Âriyet Nedir?
Menkul ya da gayr-ı menkul malların kira alınmaksızın başkalarına ödünç verilmesi fâizsiz bir finansman sağlama yöntemidir. Örneğin 1 aylığına araba ihtiyacı olan bir kişiye arabanın ödünç verilmesi fâizsiz ödünç sayılmaktadır. Eğer buna karşılık bir bedel ya da menfaat alınırsa alınan bedel fâiz değil kira olur.
Âriyet hakkında şunları söyleyebiliriz:
- İslâm hukukçuları âriyet verilen varlığı emânet saymışlardır. Yani âriyet verilen mal borçlunun mülkiyetine girmez; ona emânet verilmiştir. Halbuki kanaatimizce bu işlemde alacaklının emânet bırakma amacı yoktur. Âriyet alanın ihtiyacını karşılama amacı vardır. Bu yüzden âriyet bir yönüyle emânet diğer yönüyle borçtur.

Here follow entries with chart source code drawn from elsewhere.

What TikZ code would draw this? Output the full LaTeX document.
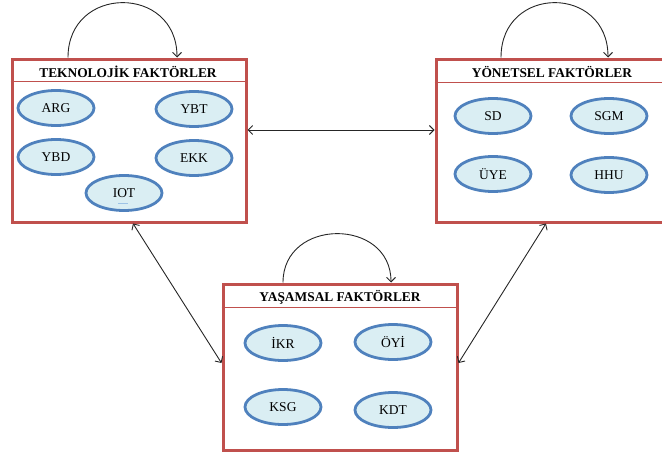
\documentclass[tikz,border=0pt]{standalone}
\usepackage{fontspec}
\setmainfont{Liberation Serif}
\usetikzlibrary{shapes.geometric,arrows.meta,calc}
\definecolor{boxred}{HTML}{C0504D}
\definecolor{ellblue}{HTML}{4F81BD}
\definecolor{ellfill}{HTML}{DAEEF3}
\definecolor{marklight}{HTML}{9DC3E6}
\begin{document}
\begin{tikzpicture}[x=1pt,y=-1pt,
  factorbox/.style={draw=boxred,line width=3pt,rectangle,minimum width=234pt,inner sep=0pt},
  hdrline/.style={draw=boxred,line width=0.9pt},
  boxtitle/.style={font=\rmfamily\fontsize{13.4}{15}\selectfont\bfseries,inner sep=0pt,anchor=center},
  factor/.style={ellipse,draw=ellblue,fill=ellfill,line width=2.8pt,minimum width=76pt,minimum height=35pt,inner sep=0pt,font=\rmfamily\fontsize{13.5}{15}\selectfont},
  link/.style={draw=black!85,line width=0.9pt,{Straight Barb[length=4.5pt,width=9pt]}-{Straight Barb[length=4.5pt,width=9pt]}},
  selfloop/.style={draw=black!85,line width=0.9pt,-{Straight Barb[length=4.5pt,width=9pt]}}
]
\useasboundingbox (0,0) rectangle (662,455);
% boxes
\node[factorbox,minimum height=163pt] (tek) at (129,140.5) {};
\node[factorbox,minimum height=163pt] (yon) at (553,140.5) {};
\node[factorbox,minimum height=166pt] (yas) at (340,367) {};
% header lines
\draw[hdrline] (tek.west |- 0,81) -- (tek.east |- 0,81);
\draw[hdrline] (yon.west |- 0,82) -- (yon.east |- 0,82);
\draw[hdrline] (yas.west |- 0,307) -- (yas.east |- 0,307);
% titles
\node[boxtitle] (tekT) at (128,72) {TEKNOLOJİK FAKTÖRLER};
\node[boxtitle] (yonT) at (552,72) {YÖNETSEL FAKTÖRLER};
\node[boxtitle] (yasT) at (340,297.5) {YAŞAMSAL FAKTÖRLER};
% factors
\node[factor] (arg) at (56,108) {ARG};
\node[factor] (ybt) at (194,109) {YBT};
\node[factor] (ybd) at (56,157) {YBD};
\node[factor] (ekk) at (194,158) {EKK};
\node[factor] (iot) at (124,193) {IOT};
\draw[marklight,line width=1pt] (118,203) -- (128,203);
\node[factor] (sd) at (493,116) {SD};
\node[factor] (sgm) at (609,116) {SGM};
\node[factor] (uye) at (493,174) {ÜYE};
\node[factor] (hhu) at (609,175) {HHU};
\node[factor] (ikr) at (283,343) {İKR};
\node[factor] (oyi) at (393,342) {ÖYİ};
\node[factor] (ksg) at (283,407) {KSG};
\node[factor] (kdt) at (393,410) {KDT};
% connectors
\coordinate (tekR) at (tek.east |- 0,130);
\coordinate (yonL) at (yon.west |- 0,130);
\coordinate (tekB) at (tek.south -| 133,0);
\coordinate (yonB) at (yon.south -| 546,0);
\coordinate (yasL) at (yas.west |- 0,363);
\coordinate (yasR) at (yas.east |- 0,363);
\draw[link] (tekR) -- (yonL);
\draw[link] (tekB) -- (yasL);
\draw[link] (yonB) -- (yasR);
% self loops
\draw[selfloop] ([xshift=-61pt]tek.north) .. controls +(0,-73) and +(0,-73) .. ([xshift=48pt]tek.north);
\draw[selfloop] ([xshift=-52pt]yon.north) .. controls +(0,-73) and +(0,-73) .. ([xshift=55pt]yon.north);
\draw[selfloop] ([xshift=-57pt]yas.north) .. controls +(0,-65) and +(0,-65) .. ([xshift=51pt]yas.north);
\end{tikzpicture}
\end{document}
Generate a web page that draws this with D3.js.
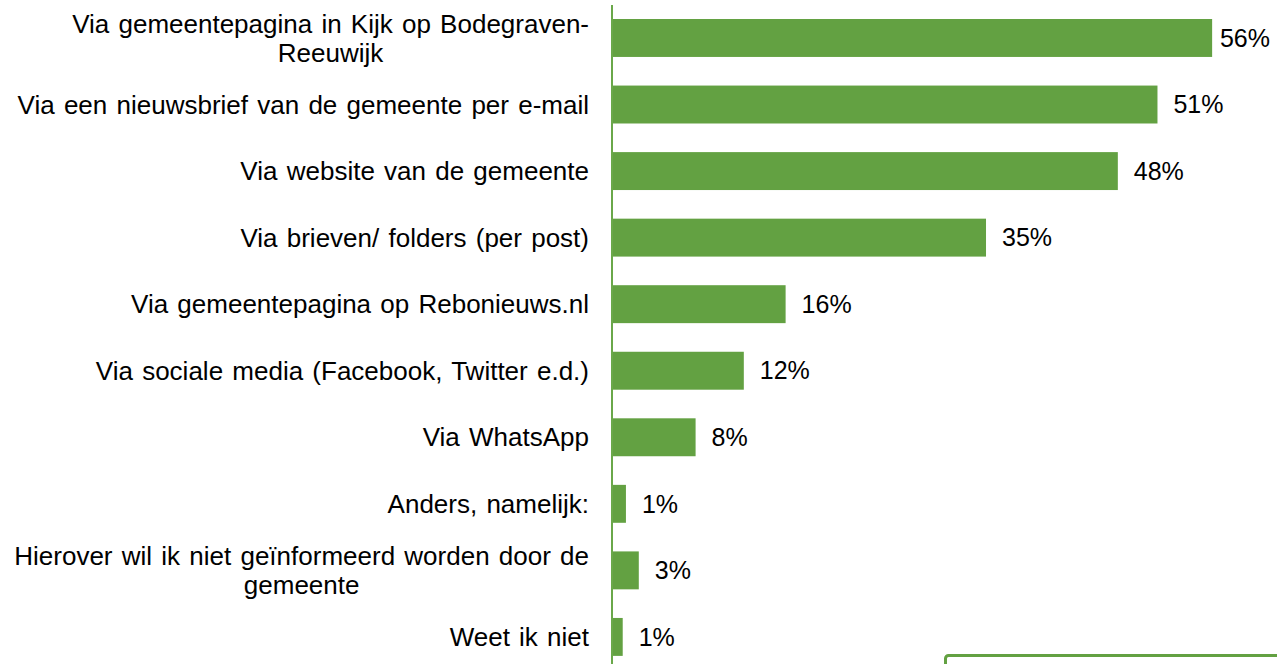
<!DOCTYPE html>
<html>
<head>
<meta charset="utf-8">
<script src="https://cdn.jsdelivr.net/npm/d3@7"></script>
<style>
  html, body { margin: 0; padding: 0; background: #fff; overflow: hidden; }
  text { font-family: "Liberation Sans", Arial, sans-serif; fill: #000; }
</style>
</head>
<body>
<div id="chart"></div>
<script>
// categories (top to bottom), wrapped lines per label
const categories = [
  ['Via gemeentepagina in Kijk op Bodegraven-', 'Reeuwijk'],
  ['Via een nieuwsbrief van de gemeente per e-mail'],
  ['Via website van de gemeente'],
  ['Via brieven/ folders (per post)'],
  ['Via gemeentepagina op Rebonieuws.nl'],
  ['Via sociale media (Facebook, Twitter e.d.)'],
  ['Via WhatsApp'],
  ['Anders, namelijk:'],
  ['Hierover wil ik niet geïnformeerd worden door de', 'gemeente'],
  ['Weet ik niet']
]
const values = [56.0, 50.9, 47.2, 34.9, 16.2, 12.3, 7.8, 1.3, 2.5, 1.0]
const valueLabels = ['56%', '51%', '48%', '35%', '16%', '12%', '8%', '1%', '3%', '1%']

const w = 1277;
const h = 664;
const axisX = 612;
const labelRight = 589;
const green = '#63A142';

const svg = d3.select('#chart')
              .append('svg')
              .attr('width', w)
              .attr('height', h);

const idx = d3.range(values.length);

const xScale = d3.scaleLinear()
                 .domain([0, 60])
                 .range([axisX, 1255]);

const yScale = d3.scaleBand()
                 .domain(idx)
                 .range([4.7, 670.2])
                 .paddingInner(0.43)
                 .paddingOuter(0.215);

// bars
svg.selectAll('rect.bar')
   .data(idx)
   .enter()
   .append('rect')
   .attr('class', 'bar')
   .attr('x', axisX)
   .attr('y', i => yScale(i))
   .attr('width', i => xScale(values[i]) - axisX)
   .attr('height', yScale.bandwidth())
   .attr('fill', green);

// vertical axis line
svg.append('line')
   .attr('x1', axisX)
   .attr('x2', axisX)
   .attr('y1', 5)
   .attr('y2', h)
   .attr('stroke', '#6aa84a')
   .attr('stroke-width', 2);

// category labels, multi-line centred on each other, block right-aligned
const lineH = 29;
idx.forEach(i => {
    const lines = categories[i];
    const cy = yScale(i) + yScale.bandwidth() / 2;
    const g = svg.append('g');
    const texts = lines.map((line, j) => g.append('text')
        .attr('y', cy + (j - (lines.length - 1) / 2) * lineH)
        .attr('dy', '0.35em')
        .style('font-size', '26px')
        .style('word-spacing', '2px')
        .text(line));
    const maxW = d3.max(texts, t => t.node().getComputedTextLength());
    texts.forEach(t => {
        if (lines.length > 1) {
            t.attr('x', labelRight - maxW / 2).attr('text-anchor', 'middle');
        } else {
            t.attr('x', labelRight).attr('text-anchor', 'end');
        }
    });
});

// value labels
svg.selectAll('text.val')
   .data(idx)
   .enter()
   .append('text')
   .attr('class', 'val')
   .attr('y', i => yScale(i) + yScale.bandwidth() / 2)
   .attr('dy', '0.35em')
   .style('font-size', '25px')
   .text(i => valueLabels[i])
   .attr('x', function(i) {
       const tw = this.getComputedTextLength();
       const x = xScale(values[i]) + 16;
       return Math.min(x, w - 7 - tw);
   });

// legend box peeking in at the bottom right
svg.append('rect')
   .attr('x', 945.5)
   .attr('y', 655.5)
   .attr('width', 400)
   .attr('height', 60)
   .attr('rx', 3)
   .attr('fill', 'none')
   .attr('stroke', green)
   .attr('stroke-width', 3);
</script>
</body>
</html>
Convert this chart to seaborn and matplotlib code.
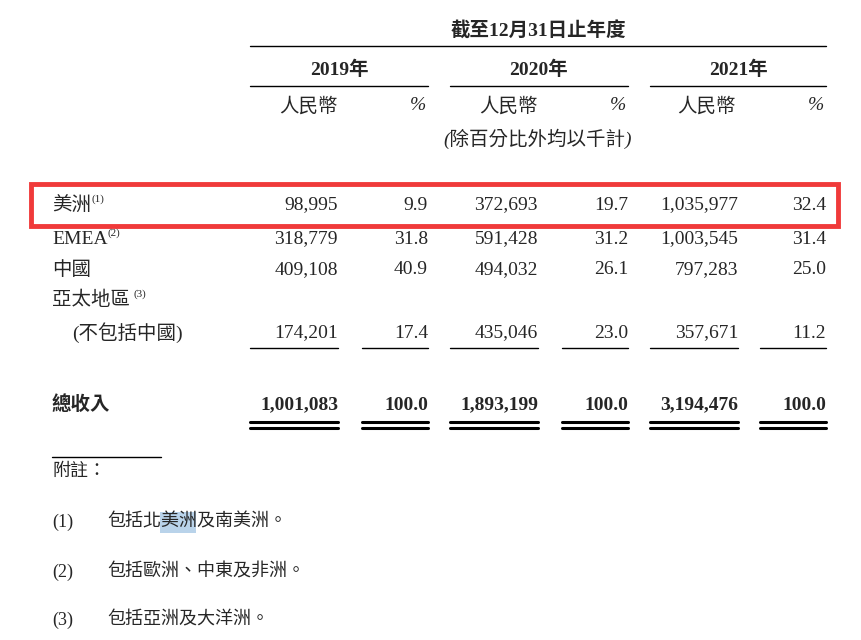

- İslâm hukukçularına göre âriyet alanın kasıt, kusur ya da şarta muhâlefeti yoksa ödünç aldığı malı tazmin yükümlülüğü yoktur. Kasıt, kusur ya da şarta muhâlefeti varsa tazminle mükellef olur. Kanaatimizce âriyet alanın tazmin mükellefiyeti olabilir. Bunun değerlendirilmesi mahkeme safhasında yapılabilir. Aksi halde âriyet verene haksızlık edilmiş olur.
- İslâm hukukçularına göre âriyet alınan mal, alacaklının izni olmadan başkalarına kullandırılırken telef olursa tazmin yükümlülüğü doğar. Kanaatimizce âriyet verenin izni olsa dahi yine âriyet alanın tazmin mükellefiyeti olabilir. Buna mahkeme karar verecektir.
- Borçlu âriyet aldığı malı örfe uygun olarak kullanmalıdır. Örneğin binek arabasında eşya taşımamalı; şehir içinde kullanması için verilen araçla uzun yola gitmemelidir.
- Âriyet için şart koşulabilir. Örneğin maldan yalnızca âriyet alanın yararlanması şartı ileri sürülebilir.
- Âriyet için vâde belirlenebilir ancak bu vâde bağlayıcı olmaz. Yani alacaklı malını her zaman isteyebilir.